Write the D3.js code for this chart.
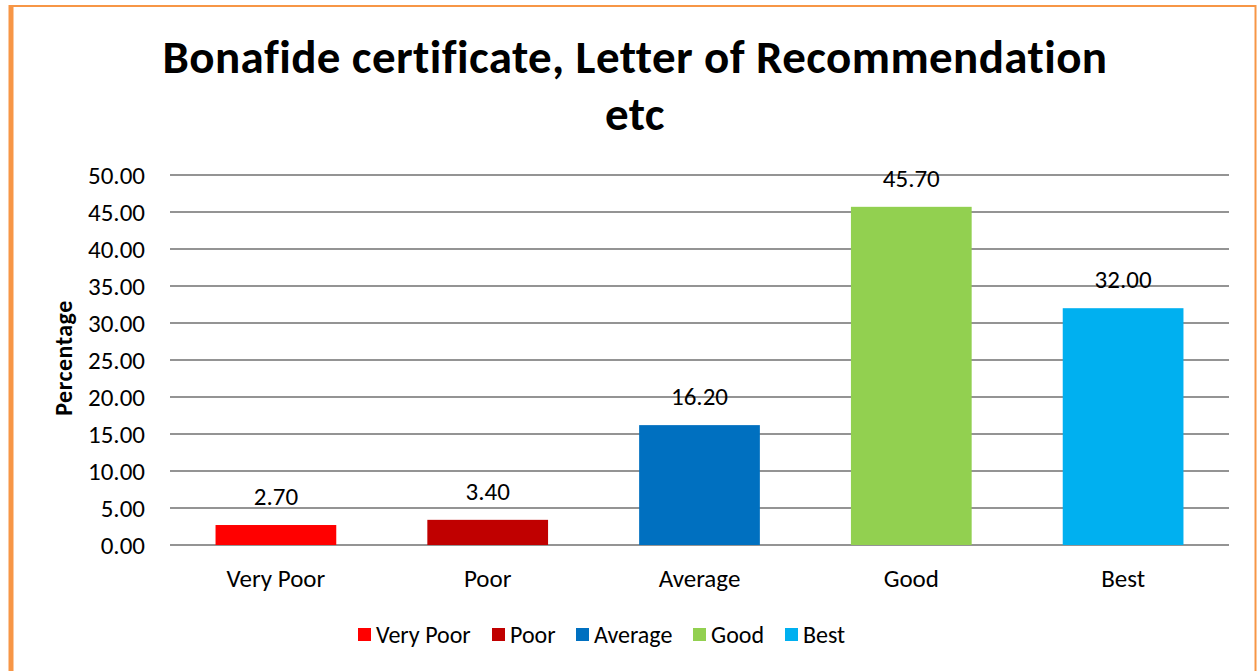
<!DOCTYPE html>
<html>
<head>
<meta charset="utf-8">
<script src="https://cdn.jsdelivr.net/npm/d3@7"></script>
<style>
  body { margin: 0; background: #fff; }
  svg { font-family: Carlito, Lato, "Open Sans", sans-serif; font-variant-ligatures: none; }
</style>
</head>
<body>
<div id="chart"></div>
<script>
// chart data
const categories = ['Very Poor', 'Poor', 'Average', 'Good', 'Best'];
const values = [2.70, 3.40, 16.20, 45.70, 32.00];
const colors = ['#FF0000', '#C00000', '#0070C0', '#92D050', '#00B0F0'];
const yTicks = [0, 5, 10, 15, 20, 25, 30, 35, 40, 45, 50];
const titleLines = ['Bonafide certificate, Letter of Recommendation', 'etc'];

const width = 1257, height = 671;
const margin = {top: 175, right: 28, bottom: 126, left: 170};
const innerW = width - margin.left - margin.right;
const innerH = height - margin.top - margin.bottom;

const svg = d3.select('#chart').append('svg')
	.attr('width', width)
	.attr('height', height);

// outer border
svg.append('rect')
	.attr('x', 10.5).attr('y', 6)
	.attr('width', 1245).attr('height', 700)
	.attr('fill', 'none')
	.attr('stroke', '#F79646')
	.attr('stroke-width', 2);
svg.append('line')
	.attr('x1', 11).attr('x2', 11).attr('y1', 5).attr('y2', height)
	.attr('stroke', '#F79646').attr('stroke-width', 5);

// title
svg.append('text')
	.attr('text-anchor', 'middle')
	.style('font-weight', 'bold')
	.style('font-size', '47px')
	.style('letter-spacing', '0.4px')
	.selectAll('tspan')
	.data(titleLines)
	.join('tspan')
	.attr('x', 635)
	.attr('y', (d, i) => 73 + i * 57)
	.text(d => d);

const x = d3.scaleBand()
	.domain(categories)
	.range([0, innerW])
	.paddingInner(0.43)
	.paddingOuter(0.215);

const y = d3.scaleLinear()
	.domain([0, 50])
	.range([innerH, 0]);

const g = svg.append('g')
	.attr('transform', `translate(${margin.left},${margin.top})`);

// gridlines
g.selectAll('.grid')
	.data(yTicks)
	.join('line')
	.attr('class', 'grid')
	.attr('x1', 0).attr('x2', innerW)
	.attr('y1', d => y(d)).attr('y2', d => y(d))
	.attr('stroke', '#949494')
	.attr('stroke-width', 1.8);

// y axis labels
const yAxis = d3.axisLeft(y)
	.tickValues(yTicks)
	.tickFormat(d3.format('.2f'))
	.tickSize(0)
	.tickPadding(25);
g.append('g')
	.call(yAxis)
	.call(s => s.select('.domain').remove())
	.selectAll('text')
	.style('font-size', '25px')
	.style('font-family', 'Carlito, Lato, "Open Sans", sans-serif')
	.attr('fill', '#000');

// x axis labels
const xAxis = d3.axisBottom(x).tickSize(0).tickPadding(24);
g.append('g')
	.attr('transform', `translate(0,${innerH})`)
	.call(xAxis)
	.call(s => s.select('.domain').remove())
	.selectAll('text')
	.style('font-size', '25px')
	.style('font-family', 'Carlito, Lato, "Open Sans", sans-serif')
	.attr('fill', '#000');

// bars
g.selectAll('.bar')
	.data(categories)
	.join('rect')
	.attr('class', 'bar')
	.attr('x', d => x(d))
	.attr('width', x.bandwidth())
	.attr('y', (d, i) => y(values[i]))
	.attr('height', (d, i) => innerH - y(values[i]))
	.attr('fill', (d, i) => colors[i]);

// value labels
g.selectAll('.val')
	.data(categories)
	.join('text')
	.attr('class', 'val')
	.attr('x', d => x(d) + x.bandwidth() / 2)
	.attr('y', (d, i) => y(values[i]) - 20)
	.attr('text-anchor', 'middle')
	.style('font-size', '25px')
	.text((d, i) => values[i].toFixed(2));

// y title
svg.append('text')
	.attr('transform', `translate(72,358) rotate(-90)`)
	.attr('text-anchor', 'middle')
	.style('font-weight', 'bold')
	.style('font-size', '24px')
	.style('letter-spacing', '0.5px')
	.text('Percentage');

// legend
const legendX = [358, 492, 576, 693, 785];
const legend = svg.append('g').attr('transform', 'translate(0,628)');
const items = legend.selectAll('g')
	.data(categories)
	.join('g')
	.attr('transform', (d, i) => `translate(${legendX[i]},0)`);
items.append('rect')
	.attr('width', 13).attr('height', 13)
	.attr('fill', (d, i) => colors[i]);
items.append('text')
	.attr('x', 18).attr('y', 15)
	.style('font-size', '24px')
	.text(d => d);
</script>
</body>
</html>
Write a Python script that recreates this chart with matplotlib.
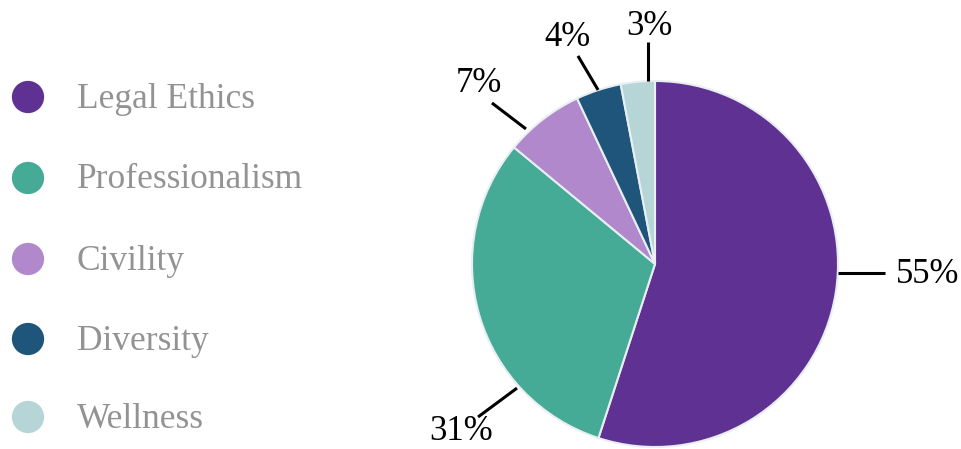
import numpy as np
import matplotlib
matplotlib.use("Agg")
import matplotlib.pyplot as plt

plt.rcParams['font.family'] = ['Liberation Serif', 'DejaVu Serif']

categories = ['Legal Ethics', 'Professionalism', 'Civility', 'Diversity', 'Wellness']
shares = [55, 31, 7, 4, 3]
labels = ['55%', '31%', '7%', '4%', '3%']
colors = ['#5e3192', '#45aa96', '#b088cb', '#1f557a', '#b5d5d6']

# leader lines and label spots, in units of the pie radius
line_start = [(1.0, -0.049), (-0.754, -0.678), (-0.705, 0.738), (-0.311, 0.951), (-0.038, 1.0)]
line_end = [(1.257, -0.049), (-0.967, -0.836), (-0.891, 0.880), (-0.421, 1.137), (-0.038, 1.213)]
text_pos = [(1.49, -0.06), (-1.06, -0.915), (-0.96, 0.985), (-0.48, 1.235), (-0.03, 1.30)]

W, H = 961, 449
fig = plt.figure(figsize=(W / 100, H / 100), dpi=100)
ax = fig.add_axes([0, 0, 1, 1])

cx, cy, r = 655, 185, 183
ax.pie(shares, colors=colors, startangle=90, counterclock=False,
       center=(cx, cy), radius=r, frame=True,
       wedgeprops=dict(edgecolor='#e8eef2', linewidth=1.5))
ax.set_xlim(0, W)
ax.set_ylim(0, H)
ax.set_aspect('equal')
ax.axis('off')

for (x0, y0), (x1, y1), (tx, ty), lab in zip(line_start, line_end, text_pos, labels):
    ax.plot([cx + x0 * r, cx + x1 * r], [cy + y0 * r, cy + y1 * r], color='black', lw=2.2,
            solid_capstyle='butt')
    ax.text(cx + tx * r, cy + ty * r, lab, fontsize=25, ha='center', va='center', color='black')

# legend
leg_y = [352, 271, 190, 110, 32]
for y, c, name in zip(leg_y, colors, categories):
    ax.scatter([28], [y], s=540, color=c, edgecolors='none')
    ax.text(77, y - 2, name, fontsize=25.5, color='#939393', ha='left', va='center')

fig.savefig('out.png', dpi=100)
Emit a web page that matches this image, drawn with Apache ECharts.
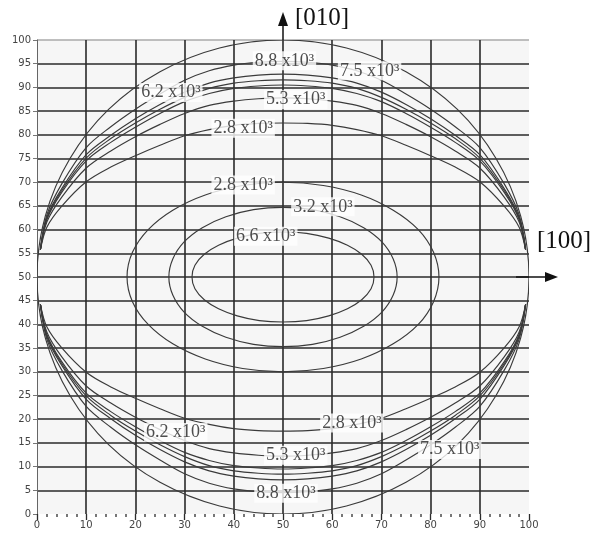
<!DOCTYPE html>
<html>
<head>
<meta charset="utf-8">
<script src="https://cdn.jsdelivr.net/npm/echarts@6/dist/echarts.min.js"></script>
<style>html,body{margin:0;padding:0;background:#fff}#c{width:596px;height:533px}</style>
</head>
<body>
<div id="c"></div>
<script>
// ---- data ----
const AXIS_MAX = 100;
// outer circle (closed)
const C_X = [100,98.3,93.3,85.4,75,62.9,50,37.1,25,14.6,6.7,1.7,0,1.7,6.7,14.6,25,37.1,50,62.9,75,85.4,93.3,98.3];
const C_Y = [50,62.9,75,85.4,93.3,98.3,100,98.3,93.3,85.4,75,62.9,50,37.1,25,14.6,6.7,1.7,0,1.7,6.7,14.6,25,37.1];
// inner ellipses (closed)
const E1_X = [68.5,67.9,66,63.1,59.3,54.8,50,45.2,40.7,36.9,34,32.1,31.5,32.1,34,36.9,40.7,45.2,50,54.8,59.3,63.1,66,67.9];
const E1_Y = [50,52.5,54.8,56.7,58.2,59.2,59.5,59.2,58.2,56.7,54.8,52.5,50,47.5,45.2,43.3,41.8,40.8,40.5,40.8,41.8,43.3,45.2,47.5];
const E2_X = [73.2,72.4,70.1,66.4,61.6,56,50,44,38.4,33.6,29.9,27.6,26.8,27.6,29.9,33.6,38.4,44,50,56,61.6,66.4,70.1,72.4];
const E2_Y = [50,53.8,57.4,60.4,62.7,64.2,64.7,64.2,62.7,60.4,57.4,53.8,50,46.2,42.6,39.6,37.3,35.8,35.3,35.8,37.3,39.6,42.6,46.2];
const E3_X = [81.7,80.6,77.5,72.4,65.9,58.2,50,41.8,34.2,27.6,22.6,19.4,18.3,19.4,22.6,27.6,34.2,41.8,50,58.2,65.9,72.4,77.5,80.6];
const E3_Y = [50,55.2,60,64.1,67.3,69.3,70,69.3,67.3,64.1,60,55.2,50,44.8,40,35.9,32.7,30.7,30,30.7,32.7,35.9,40,44.8];
// lens-shaped families (open)
const FAM_X = [0.7,2,5,10,15,20,25,30,35,40,45,50,55,60,65,70,75,80,85,90,95,98,99.3];
const T1 = [55.8,63.1,69.6,77.3,81.7,85.4,88.6,91.5,93.5,94.7,95.3,95.5,95.3,94.7,93.5,91.5,88.6,85.4,81.7,77.3,69.6,63.1,55.8];
const T2 = [55.8,62.6,68.6,75.8,79.9,83.4,86.4,89.0,90.9,92.0,92.6,92.8,92.6,92.0,90.9,89.0,86.4,83.4,79.9,75.8,68.6,62.6,55.8];
const T3 = [55.8,62.3,68.2,75.1,79.2,82.5,85.4,87.9,89.8,90.9,91.4,91.6,91.4,90.9,89.8,87.9,85.4,82.5,79.2,75.1,68.2,62.3,55.8];
const T4 = [55.8,62.1,67.8,74.5,78.4,81.6,84.5,87.0,88.7,89.8,90.3,90.5,90.3,89.8,88.7,87.0,84.5,81.6,78.4,74.5,67.8,62.1,55.8];
const T5 = [55.8,61.6,66.8,73.0,76.6,79.6,82.2,84.5,86.2,87.1,87.6,87.8,87.6,87.1,86.2,84.5,82.2,79.6,76.6,73.0,66.8,61.6,55.8];
const T6 = [55.8,60.5,64.9,70.1,73.2,75.6,77.8,79.8,81.1,82.0,82.4,82.5,82.4,82.0,81.1,79.8,77.8,75.6,73.2,70.1,64.9,60.5,55.8];
const B1 = [44.2,36.9,30.4,22.7,18.3,14.6,11.4,8.5,6.5,5.3,4.7,4.5,4.7,5.3,6.5,8.5,11.4,14.6,18.3,22.7,30.4,36.9,44.2];
const B2 = [44.2,37.4,31.4,24.2,20.1,16.6,13.6,11.0,9.1,8.0,7.4,7.2,7.4,8.0,9.1,11.0,13.6,16.6,20.1,24.2,31.4,37.4,44.2];
const B3 = [44.2,37.7,31.8,24.9,20.8,17.5,14.6,12.1,10.2,9.1,8.6,8.4,8.6,9.1,10.2,12.1,14.6,17.5,20.8,24.9,31.8,37.7,44.2];
const B4 = [44.2,37.9,32.2,25.5,21.6,18.4,15.5,13.0,11.3,10.2,9.7,9.5,9.7,10.2,11.3,13.0,15.5,18.4,21.6,25.5,32.2,37.9,44.2];
const B5 = [44.2,38.4,33.2,27.0,23.4,20.4,17.8,15.5,13.8,12.9,12.4,12.2,12.4,12.9,13.8,15.5,17.8,20.4,23.4,27.0,33.2,38.4,44.2];
const B6 = [44.2,39.5,35.1,29.9,26.8,24.4,22.2,20.2,18.9,18.0,17.6,17.5,17.6,18.0,18.9,20.2,22.2,24.4,26.8,29.9,35.1,39.5,44.2];
// contour labels
const LABEL_TEXT = ['8.8 x10³','7.5 x10³','6.2 x10³','5.3 x10³','2.8 x10³','2.8 x10³','3.2 x10³','6.6 x10³',
                    '6.2 x10³','2.8 x10³','5.3 x10³','7.5 x10³','8.8 x10³'];
const LABEL_X = [50.3,67.6,27.2,52.6,41.9,41.9,58.1,46.5, 28.2,64.0,52.6,83.9,50.6];
const LABEL_Y = [95.6,93.5,88.9,87.4,81.4,69.4,64.8,58.6, 17.2,19.2,12.4,13.6,4.4];
const AXIS_NAME_Y = '[010]';
const AXIS_NAME_X = '[100]';

// ---- chart ----
(function () {
const pairs = (xs, ys) => xs.map((x, i) => [x, ys[i]]);
const closedCurves = [pairs(C_X, C_Y), pairs(E1_X, E1_Y), pairs(E2_X, E2_Y), pairs(E3_X, E3_Y)];
const openCurves = [T1, T2, T3, T4, T5, T6, B1, B2, B3, B4, B5, B6].map(ys => pairs(FAM_X, ys));
const dark = '#2a2a2a';
const yColors = []; for (let v = 0; v <= AXIS_MAX; v += 5) yColors.push(v === 0 ? 'rgba(0,0,0,0)' : (v === AXIS_MAX ? '#aaa' : dark));
const xColors = []; for (let v = 0; v <= AXIS_MAX; v += 10) xColors.push((v === 0 || v === AXIS_MAX) ? 'rgba(0,0,0,0)' : dark);

function curveSeries(d, closed) {
  return {
    type: 'custom', data: d, z: 3, silent: true, animation: false, clip: true,
    renderItem: function (params, api) {
      if (params.dataIndex !== 0) return null;
      const pts = d.map(p => api.coord(p));
      return {
        type: closed ? 'polygon' : 'polyline',
        shape: {points: pts, smooth: 0.33},
        style: {stroke: '#3a3a3a', lineWidth: 1.15, fill: null}
      };
    }
  };
}
const chart = echarts.init(document.getElementById('c'), null, {renderer: 'canvas'});
const series = closedCurves.map(d => curveSeries(d, true)).concat(openCurves.map(d => curveSeries(d, false)));
series.push({
  type: 'scatter', symbolSize: 0, z: 10, animation: false, silent: true,
  data: LABEL_X.map((x, i) => [x, LABEL_Y[i], LABEL_TEXT[i]]),
  label: {
    show: true, position: 'inside', formatter: p => p.value[2],
    fontFamily: 'Liberation Serif', fontSize: 18, color: '#222',
    backgroundColor: '#fff', padding: [1, 2, 0, 2]
  }
});
chart.setOption({
  animation: false,
  backgroundColor: '#fff',
  grid: {left: 37, right: 67, top: 40, bottom: 19, show: true, backgroundColor: '#f6f6f6', borderWidth: 0},
  xAxis: {
    type: 'value', min: 0, max: AXIS_MAX, interval: 10,
    axisLine: {show: false},
    axisTick: {show: true, length: 6, lineStyle: {color: dark, width: 1.3}},
    minorTick: {show: true, splitNumber: 5, length: 3, lineStyle: {color: '#777', width: 2}},
    axisLabel: {fontFamily: 'DejaVu Sans', fontSize: 10, color: '#444', margin: 6},
    splitLine: {show: true, lineStyle: {color: xColors, width: 1.6}}
  },
  yAxis: {
    type: 'value', min: 0, max: AXIS_MAX, interval: 5,
    axisLine: {show: true, lineStyle: {color: '#666', width: 1}},
    axisTick: {show: true, length: 4, lineStyle: {color: '#777'}},
    axisLabel: {fontFamily: 'DejaVu Sans', fontSize: 10, color: '#444', margin: 6},
    splitLine: {show: true, lineStyle: {color: yColors, width: 1.6}}
  },
  series: series
});

const pTop = chart.convertToPixel({xAxisIndex: 0, yAxisIndex: 0}, [50, AXIS_MAX]);
const pRight = chart.convertToPixel({xAxisIndex: 0, yAxisIndex: 0}, [AXIS_MAX, 50]);
chart.setOption({
  graphic: [
    {type: 'line', shape: {x1: pTop[0], y1: pTop[1], x2: pTop[0], y2: pTop[1] - 16}, style: {stroke: '#111', lineWidth: 1.5}, z: 20},
    {type: 'polygon', shape: {points: [[pTop[0] - 5, pTop[1] - 14], [pTop[0] + 5, pTop[1] - 14], [pTop[0], pTop[1] - 28]]}, style: {fill: '#111'}, z: 20},
    {type: 'text', left: pTop[0] + 12, top: pTop[1] - 34, style: {text: AXIS_NAME_Y, font: '25px "Liberation Serif"', fill: '#111'}, z: 20},
    {type: 'line', shape: {x1: pRight[0] - 13, y1: pRight[1], x2: pRight[0] + 18, y2: pRight[1]}, style: {stroke: '#111', lineWidth: 1.5}, z: 20},
    {type: 'polygon', shape: {points: [[pRight[0] + 16, pRight[1] - 5], [pRight[0] + 16, pRight[1] + 5], [pRight[0] + 29, pRight[1]]]}, style: {fill: '#111'}, z: 20},
    {type: 'text', left: pRight[0] + 8, top: pRight[1] - 48, style: {text: AXIS_NAME_X, font: '25px "Liberation Serif"', fill: '#111'}, z: 20}
  ]
});
})();
</script>
</body>
</html>
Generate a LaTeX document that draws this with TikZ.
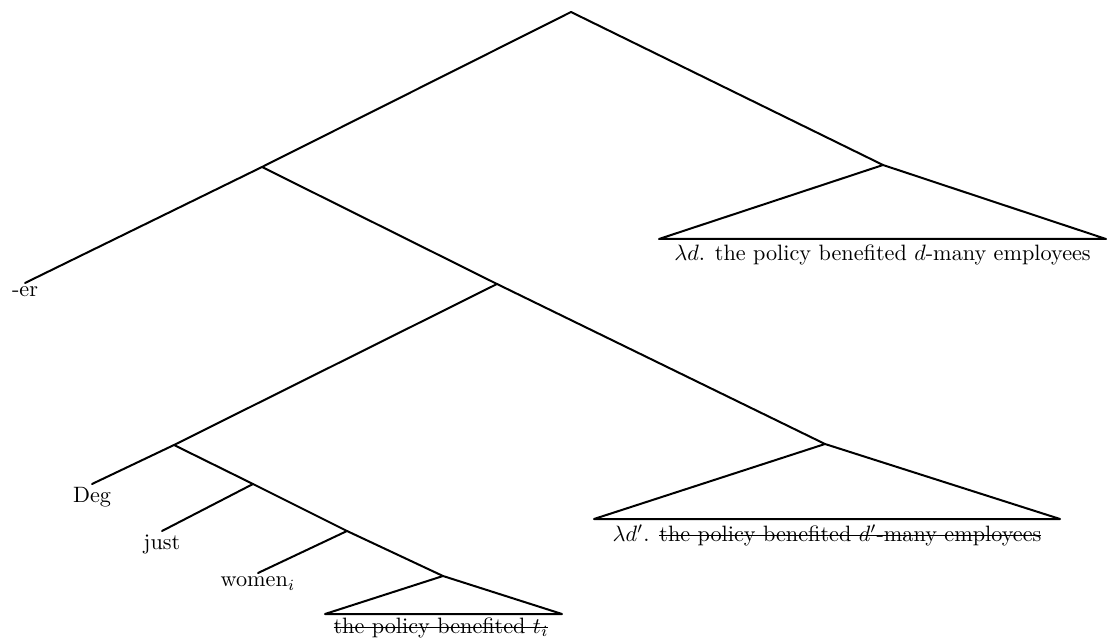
\documentclass[tikz,border=0pt]{standalone}
\usetikzlibrary{calc}
% struck-through text: a rule across the box at half x-height
\newcommand{\strk}[1]{\setbox0\hbox{#1}\rlap{\rule[0.55ex]{\wd0}{0.6pt}}\box0}
\begin{document}
\begin{tikzpicture}[x=0.45pt,y=-0.45pt,
  branch/.style={line width=0.9pt, line cap=round, line join=round},
  leaf/.style={anchor=north, inner sep=1.5pt, font=\normalsize},
  roof/.style={anchor=north, inner sep=2.5pt, font=\normalsize}]
\useasboundingbox (0,0) rectangle (1108,639);

% internal nodes
\coordinate (root) at (571,12);
\coordinate (A) at (262,167);
\coordinate (G) at (883,165);
\coordinate (B) at (497,284);
\coordinate (C) at (174,445);
\coordinate (F) at (825,444);
\coordinate (D) at (253,484);
\coordinate (W) at (347,531);
\coordinate (E) at (443,576);

% leaf ends
\coordinate (erend) at (25,283);
\coordinate (degend) at (92,484);
\coordinate (justend) at (162,531);
\coordinate (womenend) at (258,573);

% roof bases
\coordinate (GL) at (659,239);
\coordinate (GR) at (1106,239);
\coordinate (FL) at (594,519);
\coordinate (FR) at (1060,519);
\coordinate (EL) at (325,614);
\coordinate (ER) at (562,614);

% branches
\draw[branch] (root) -- (A) -- (erend);
\draw[branch] (root) -- (G);
\draw[branch] (A) -- (B) -- (F);
\draw[branch] (B) -- (C) -- (degend);
\draw[branch] (C) -- (D) -- (W) -- (E);
\draw[branch] (D) -- (justend);
\draw[branch] (W) -- (womenend);

% roofs
\draw[branch] (GL) -- (G) -- (GR) -- cycle;
\draw[branch] (FL) -- (F) -- (FR) -- cycle;
\draw[branch] (EL) -- (E) -- (ER) -- cycle;

% leaf labels
\node[leaf] (er) at (erend) {-er};
\node[leaf] (deg) at (degend) {Deg};
\node[leaf] (just) at (justend) {just};
\node[leaf] (women) at (womenend) {women$_i$};

% roof labels
\node[roof] (gtext) at ($(GL)!0.5!(GR)$) {$\lambda d$. the policy benefited $d$-many employees};
\node[roof] (ftext) at ($(FL)!0.5!(FR)$) {$\lambda d'$. \strk{the policy benefited $d'$-many employees}};
\node[roof, inner sep=1.5pt] (etext) at (441,614) {\strk{the policy benefited $t_i$}};
\end{tikzpicture}
\end{document}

============

Directions: Begin at the line containing "Write a Python", end at the line containing "colors = ['#5e3192', '#45aa96', '#b088cb', '#1f557a', '#b5d5d6']", and copy those lines word for word, both included. Skip pictures.

The solution:
Write a Python script that recreates this chart with matplotlib.
import numpy as np
import matplotlib
matplotlib.use("Agg")
import matplotlib.pyplot as plt

plt.rcParams['font.family'] = ['Liberation Serif', 'DejaVu Serif']

categories = ['Legal Ethics', 'Professionalism', 'Civility', 'Diversity', 'Wellness']
shares = [55, 31, 7, 4, 3]
labels = ['55%', '31%', '7%', '4%', '3%']
colors = ['#5e3192', '#45aa96', '#b088cb', '#1f557a', '#b5d5d6']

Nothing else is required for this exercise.